Milieux très différents 

La moitié des 90 dossiers retenus ont trait à du harcèlement sexuel et l’autre moitié, à du harcèlement psychologique. Au total, 70 plaintes ont été formulées par des femmes, 18 ont été déposées par des hommes (dans les deux autres cas, le plaignant n’a pas précisé son genre ou s’est dit non binaire). « Les plaignants viennent de milieux très différents, de danseurs, de musiciens, de gens du cirque, de techniciens, etc. », a relevé Me Gagnon. 

Du nombre, 15 % des plaignants sont membres de l’Union des artistes. Un plaignant sur dix n’appartient à aucune association. Sophie Prégent, présidente de l’Union des artistes, note que tous ces chiffres disent à quel point les besoins d’aide, mais aussi d’éducation et de conscientisation sont grands.
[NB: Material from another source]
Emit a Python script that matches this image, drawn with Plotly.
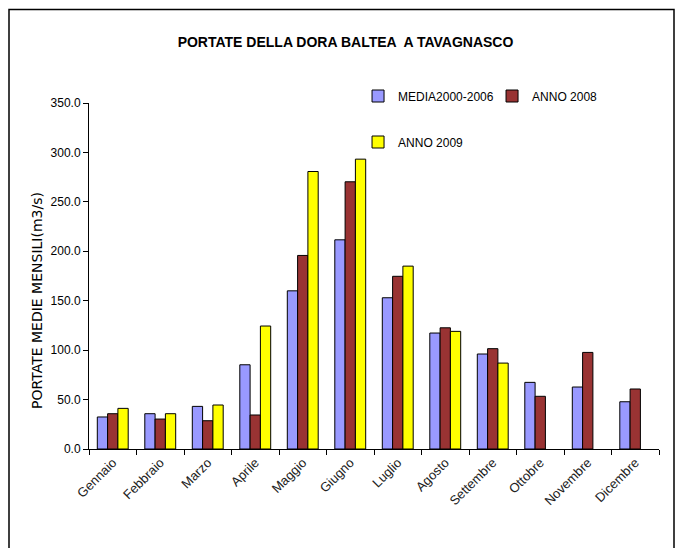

Quand les plaintes (d’agression sexuelle, dans plusieurs cas) ont commencé à se multiplier dans le milieu des arts il y a deux ans, « on ne savait plus à quel saint se vouer », confie Mme Prégent.

Progressivement, au fil des renouvellements des conventions collectives dans chaque secteur artistique, une politique commune contre le harcèlement est maintenant insérée. Mais pour que la situation s’améliore vraiment sur le terrain, « ça va être long », croit-elle, d’autant que « certains secteurs sont particulièrement hermétiques » et réfractaires à toutes ces questions. Lesquels ? Mme Prégent parle spontanément de la danse, où les chorégraphes ont souvent une telle emprise sur les danseurs « qu’ils ne savent même plus ce qui peut être du harcèlement et ce qui n’en est pas ». 

En entrevue téléphonique, Fabienne Cabado, directrice générale du Regroupement québécois de la danse, estime que la danse, « avec ses zones plus troubles et ses frontières plus poreuses », présente certes un risque particulier. Elle fait observer que le problème est cependant présent partout dans la société. Le Regroupement québécois de la danse, dit-elle, prend ces questions au sérieux. Entre autres choses, une bande dessinée, Danser, ce n’est pas tout accepter, a été créée à des fins de prévention. « On est au XXIe siècle et oui, on aimerait bien qu’on en arrive à des rapports plus sains entre les êtres humains », conclut Mme Cabado.